Bei subfertilen oligozoospermen Männern verhält es sich im Gegensatz dazu praktisch umgekehrt: Spermienmorphologie und -motilität sind nach einer Abstinenzzeit von wenigen Stunden bis zu einem Tag am besten, die Spermienkonzentration steigt bis Tag vier an und nimmt dann wieder ab. Bei normal fertilen Männern steigt die Konzentration bis Tag sieben.

Zuhause wird die beste Spermienqualität erreicht

Zuletzt ist auch relevant, wo die Probennahme erfolgt. In Studien war die Spermienkonzentration um 50 Prozent höher, wenn die Proben zuhause und nicht in einem klinischen Zentrum genommen wurden, was damit erklärt wird, dass eine sterile Klinikatmosphäre zu Stressreaktionen führt. Spermienproben bei subfertilen Männern liefern daher das beste Ergebnis, wenn sie zuhause beim Koitus genommen werden, und das nach möglichst kurzer Abstinenzzeit, stellen Nitzschke und Mitarbeiter fest.

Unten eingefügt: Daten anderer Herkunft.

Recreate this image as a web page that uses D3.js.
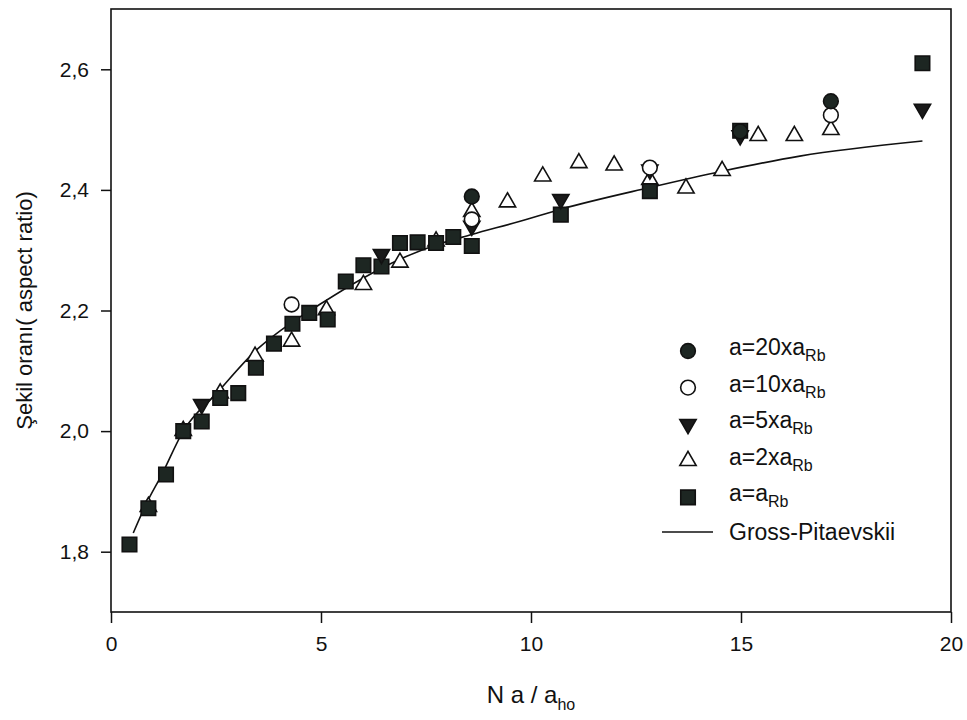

Diese Erkenntnisse sind nicht nur für ein aussagekräftiges Spermatogramm von Bedeutung, sondern auch für die Therapieentscheidung und den Therapieerfolg. So werden etwa für eine intrauterine Insemination je nach Anteil morphologisch normaler Spermien zwischen 1 und 5 Millionen motile Spermatozoen im Inseminat benötigt. Falls diese Werte nicht erreicht werden, sollte man eine In-vitro-Fertilisation (IVF) empfehlen. Manche Reproduktionsmediziner raten zur IVF schon bei weniger als 10 Mio motiler Spermien im Nativspermiogramm. Sind es weniger, werden meist so viele Inseminationszyklen bis zum Erfolg benötigt, dass die IVF kostengünstiger ist.